▸ **WRITTEN REQUEST**:
From the records below, please print only the lines from the one containing "Clone this chart in Apache ECharts." through the one containing "function zip(a, b)", both included. Skip the pictures.

##### ITEMS

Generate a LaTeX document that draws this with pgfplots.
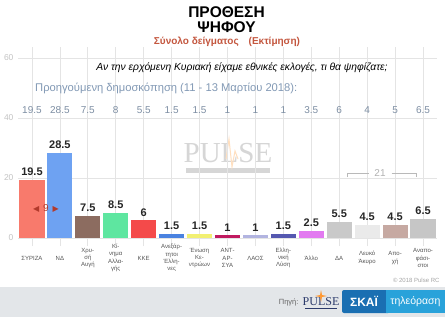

##########
##### ITEMS

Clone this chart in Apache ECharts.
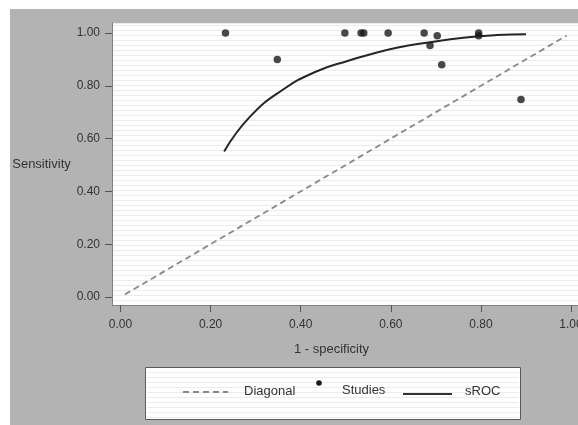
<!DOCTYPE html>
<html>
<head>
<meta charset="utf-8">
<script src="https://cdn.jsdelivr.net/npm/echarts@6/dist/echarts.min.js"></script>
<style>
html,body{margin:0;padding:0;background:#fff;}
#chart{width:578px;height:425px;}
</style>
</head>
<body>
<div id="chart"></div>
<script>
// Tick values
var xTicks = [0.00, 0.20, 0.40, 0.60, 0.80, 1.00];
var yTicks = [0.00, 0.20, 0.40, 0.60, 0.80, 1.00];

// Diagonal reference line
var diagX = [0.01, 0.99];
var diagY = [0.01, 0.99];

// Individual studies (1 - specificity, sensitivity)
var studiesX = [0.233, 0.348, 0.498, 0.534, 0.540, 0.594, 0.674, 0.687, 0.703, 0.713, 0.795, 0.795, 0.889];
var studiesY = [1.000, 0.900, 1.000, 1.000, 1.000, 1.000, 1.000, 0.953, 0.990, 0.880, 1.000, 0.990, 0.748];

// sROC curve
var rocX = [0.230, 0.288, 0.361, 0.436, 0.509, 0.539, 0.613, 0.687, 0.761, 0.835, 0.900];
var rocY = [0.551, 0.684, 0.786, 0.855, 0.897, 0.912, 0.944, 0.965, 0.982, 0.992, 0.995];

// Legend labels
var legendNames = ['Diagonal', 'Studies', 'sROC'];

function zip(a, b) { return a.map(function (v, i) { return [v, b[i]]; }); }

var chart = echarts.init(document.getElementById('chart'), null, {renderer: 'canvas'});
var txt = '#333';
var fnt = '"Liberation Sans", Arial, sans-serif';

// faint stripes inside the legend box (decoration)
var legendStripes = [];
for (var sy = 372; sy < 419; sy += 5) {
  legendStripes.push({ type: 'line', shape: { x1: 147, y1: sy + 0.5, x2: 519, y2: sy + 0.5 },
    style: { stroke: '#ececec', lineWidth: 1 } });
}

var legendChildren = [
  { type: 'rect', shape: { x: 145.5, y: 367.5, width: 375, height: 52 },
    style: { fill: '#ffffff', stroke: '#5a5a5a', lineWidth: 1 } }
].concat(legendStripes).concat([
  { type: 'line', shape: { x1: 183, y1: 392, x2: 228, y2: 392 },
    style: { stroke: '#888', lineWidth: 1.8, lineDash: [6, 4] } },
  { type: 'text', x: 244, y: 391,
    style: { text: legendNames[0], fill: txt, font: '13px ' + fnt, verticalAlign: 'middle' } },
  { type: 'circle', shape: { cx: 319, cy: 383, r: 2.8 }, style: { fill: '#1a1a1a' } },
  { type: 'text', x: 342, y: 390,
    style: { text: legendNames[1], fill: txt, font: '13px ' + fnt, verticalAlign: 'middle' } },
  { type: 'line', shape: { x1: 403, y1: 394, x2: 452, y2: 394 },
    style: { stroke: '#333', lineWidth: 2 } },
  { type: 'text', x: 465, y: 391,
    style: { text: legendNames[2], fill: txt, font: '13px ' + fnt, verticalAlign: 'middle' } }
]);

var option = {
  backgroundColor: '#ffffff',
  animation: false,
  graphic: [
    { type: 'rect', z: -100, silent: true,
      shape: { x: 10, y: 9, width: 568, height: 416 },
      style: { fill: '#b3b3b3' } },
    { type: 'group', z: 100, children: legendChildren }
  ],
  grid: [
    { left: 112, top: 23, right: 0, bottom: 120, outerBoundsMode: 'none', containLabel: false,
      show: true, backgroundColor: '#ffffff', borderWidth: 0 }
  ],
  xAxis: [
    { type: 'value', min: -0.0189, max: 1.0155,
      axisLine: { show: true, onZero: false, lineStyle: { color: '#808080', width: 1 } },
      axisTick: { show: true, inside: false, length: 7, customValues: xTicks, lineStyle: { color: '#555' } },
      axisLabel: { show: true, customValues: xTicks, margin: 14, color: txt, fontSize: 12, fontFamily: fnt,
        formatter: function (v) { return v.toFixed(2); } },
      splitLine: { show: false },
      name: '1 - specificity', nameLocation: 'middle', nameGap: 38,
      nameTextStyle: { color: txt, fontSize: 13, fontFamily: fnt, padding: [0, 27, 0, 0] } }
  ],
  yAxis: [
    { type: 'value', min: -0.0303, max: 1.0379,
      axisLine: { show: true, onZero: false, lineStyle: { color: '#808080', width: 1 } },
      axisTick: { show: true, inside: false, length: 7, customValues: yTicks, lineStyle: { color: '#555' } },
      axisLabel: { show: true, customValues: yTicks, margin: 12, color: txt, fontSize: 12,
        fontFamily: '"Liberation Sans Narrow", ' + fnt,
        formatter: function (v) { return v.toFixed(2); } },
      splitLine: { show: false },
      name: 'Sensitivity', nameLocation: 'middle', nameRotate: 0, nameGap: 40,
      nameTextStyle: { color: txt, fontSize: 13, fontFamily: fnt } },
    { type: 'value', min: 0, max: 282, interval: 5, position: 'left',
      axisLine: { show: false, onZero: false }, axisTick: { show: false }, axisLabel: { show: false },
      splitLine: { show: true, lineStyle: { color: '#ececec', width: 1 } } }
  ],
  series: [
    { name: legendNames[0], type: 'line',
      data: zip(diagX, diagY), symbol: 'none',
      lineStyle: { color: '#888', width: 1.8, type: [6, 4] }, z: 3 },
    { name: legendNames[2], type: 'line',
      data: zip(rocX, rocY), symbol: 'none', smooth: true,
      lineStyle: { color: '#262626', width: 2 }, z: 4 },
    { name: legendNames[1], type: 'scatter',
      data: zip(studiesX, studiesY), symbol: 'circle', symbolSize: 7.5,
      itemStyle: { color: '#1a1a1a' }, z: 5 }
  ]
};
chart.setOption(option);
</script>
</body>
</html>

##########
##### ITEMS

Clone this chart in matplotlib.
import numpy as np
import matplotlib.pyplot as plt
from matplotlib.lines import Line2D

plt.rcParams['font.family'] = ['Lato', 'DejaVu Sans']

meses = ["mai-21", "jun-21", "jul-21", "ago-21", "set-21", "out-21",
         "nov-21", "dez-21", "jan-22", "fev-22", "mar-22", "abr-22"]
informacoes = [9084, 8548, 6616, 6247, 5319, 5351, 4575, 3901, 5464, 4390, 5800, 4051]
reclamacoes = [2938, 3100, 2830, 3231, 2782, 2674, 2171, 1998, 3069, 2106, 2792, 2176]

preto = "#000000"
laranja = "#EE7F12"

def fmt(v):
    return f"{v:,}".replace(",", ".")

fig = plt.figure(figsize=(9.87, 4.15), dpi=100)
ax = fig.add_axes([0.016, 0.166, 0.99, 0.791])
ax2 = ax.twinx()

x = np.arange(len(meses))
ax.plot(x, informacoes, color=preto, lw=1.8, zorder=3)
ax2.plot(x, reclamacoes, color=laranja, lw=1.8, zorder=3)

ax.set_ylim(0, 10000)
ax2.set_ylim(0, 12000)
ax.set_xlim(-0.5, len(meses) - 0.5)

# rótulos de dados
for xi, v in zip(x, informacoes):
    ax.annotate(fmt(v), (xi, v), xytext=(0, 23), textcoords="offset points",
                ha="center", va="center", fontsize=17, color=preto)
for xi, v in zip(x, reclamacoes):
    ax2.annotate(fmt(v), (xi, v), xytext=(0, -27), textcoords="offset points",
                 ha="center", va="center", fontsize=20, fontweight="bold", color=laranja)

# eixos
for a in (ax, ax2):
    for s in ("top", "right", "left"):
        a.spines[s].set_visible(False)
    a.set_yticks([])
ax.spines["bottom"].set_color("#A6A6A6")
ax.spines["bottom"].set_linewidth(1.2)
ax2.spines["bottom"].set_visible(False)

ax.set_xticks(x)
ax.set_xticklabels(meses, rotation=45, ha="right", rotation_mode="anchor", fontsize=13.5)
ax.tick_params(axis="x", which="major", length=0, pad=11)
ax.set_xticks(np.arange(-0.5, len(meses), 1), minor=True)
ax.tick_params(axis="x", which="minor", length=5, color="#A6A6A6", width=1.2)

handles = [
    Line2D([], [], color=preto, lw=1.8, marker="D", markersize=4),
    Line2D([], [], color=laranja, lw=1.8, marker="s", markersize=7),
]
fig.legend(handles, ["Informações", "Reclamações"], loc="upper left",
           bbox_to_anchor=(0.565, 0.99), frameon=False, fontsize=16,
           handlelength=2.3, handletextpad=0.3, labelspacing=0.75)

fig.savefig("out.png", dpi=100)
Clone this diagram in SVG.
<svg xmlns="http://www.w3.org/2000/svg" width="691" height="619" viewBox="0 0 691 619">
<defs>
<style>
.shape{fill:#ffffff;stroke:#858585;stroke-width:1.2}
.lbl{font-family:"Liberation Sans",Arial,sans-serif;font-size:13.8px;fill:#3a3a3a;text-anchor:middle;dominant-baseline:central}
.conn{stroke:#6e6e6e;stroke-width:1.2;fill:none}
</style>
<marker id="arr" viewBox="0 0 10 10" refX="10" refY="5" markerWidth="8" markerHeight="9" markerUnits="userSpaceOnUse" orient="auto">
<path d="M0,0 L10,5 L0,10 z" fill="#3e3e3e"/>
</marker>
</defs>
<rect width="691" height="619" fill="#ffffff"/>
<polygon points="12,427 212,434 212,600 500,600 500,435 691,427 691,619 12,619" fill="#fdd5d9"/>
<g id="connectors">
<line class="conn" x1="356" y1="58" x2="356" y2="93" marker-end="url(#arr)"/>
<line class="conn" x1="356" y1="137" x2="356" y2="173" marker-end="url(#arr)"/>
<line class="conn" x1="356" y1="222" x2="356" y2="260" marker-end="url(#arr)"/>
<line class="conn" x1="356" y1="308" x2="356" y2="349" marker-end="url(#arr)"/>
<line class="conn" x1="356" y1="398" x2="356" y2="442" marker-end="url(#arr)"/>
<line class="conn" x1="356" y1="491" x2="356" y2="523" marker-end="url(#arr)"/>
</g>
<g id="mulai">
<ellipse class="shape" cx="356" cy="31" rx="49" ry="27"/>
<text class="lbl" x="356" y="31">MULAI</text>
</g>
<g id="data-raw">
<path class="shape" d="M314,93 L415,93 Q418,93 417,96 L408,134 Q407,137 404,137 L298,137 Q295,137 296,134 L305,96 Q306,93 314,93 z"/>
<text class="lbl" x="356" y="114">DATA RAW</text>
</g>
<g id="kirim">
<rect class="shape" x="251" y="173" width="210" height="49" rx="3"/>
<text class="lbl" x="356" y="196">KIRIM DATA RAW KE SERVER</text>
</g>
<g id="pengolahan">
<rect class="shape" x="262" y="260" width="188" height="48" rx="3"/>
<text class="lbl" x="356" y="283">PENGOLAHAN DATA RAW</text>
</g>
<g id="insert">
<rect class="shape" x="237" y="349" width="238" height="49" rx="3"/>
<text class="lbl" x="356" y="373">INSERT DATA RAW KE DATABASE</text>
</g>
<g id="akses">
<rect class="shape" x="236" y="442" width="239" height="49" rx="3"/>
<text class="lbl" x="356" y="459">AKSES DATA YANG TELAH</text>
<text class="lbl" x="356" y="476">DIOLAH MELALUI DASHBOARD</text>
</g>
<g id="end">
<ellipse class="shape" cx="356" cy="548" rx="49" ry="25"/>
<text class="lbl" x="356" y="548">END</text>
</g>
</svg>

##########

▸ **EXERCISE RESULT**:
Clone this chart in Apache ECharts.
<!DOCTYPE html>
<html>
<head>
<meta charset="utf-8">
<script src="https://cdn.jsdelivr.net/npm/echarts@6/dist/echarts.min.js"></script>
<style>
html,body{margin:0;padding:0;background:#fff;}
#chart{width:578px;height:425px;}
</style>
</head>
<body>
<div id="chart"></div>
<script>
// Tick values
var xTicks = [0.00, 0.20, 0.40, 0.60, 0.80, 1.00];
var yTicks = [0.00, 0.20, 0.40, 0.60, 0.80, 1.00];

// Diagonal reference line
var diagX = [0.01, 0.99];
var diagY = [0.01, 0.99];

// Individual studies (1 - specificity, sensitivity)
var studiesX = [0.233, 0.348, 0.498, 0.534, 0.540, 0.594, 0.674, 0.687, 0.703, 0.713, 0.795, 0.795, 0.889];
var studiesY = [1.000, 0.900, 1.000, 1.000, 1.000, 1.000, 1.000, 0.953, 0.990, 0.880, 1.000, 0.990, 0.748];

// sROC curve
var rocX = [0.230, 0.288, 0.361, 0.436, 0.509, 0.539, 0.613, 0.687, 0.761, 0.835, 0.900];
var rocY = [0.551, 0.684, 0.786, 0.855, 0.897, 0.912, 0.944, 0.965, 0.982, 0.992, 0.995];

// Legend labels
var legendNames = ['Diagonal', 'Studies', 'sROC'];

function zip(a, b) { return a.map(function (v, i) { return [v, b[i]]; }); }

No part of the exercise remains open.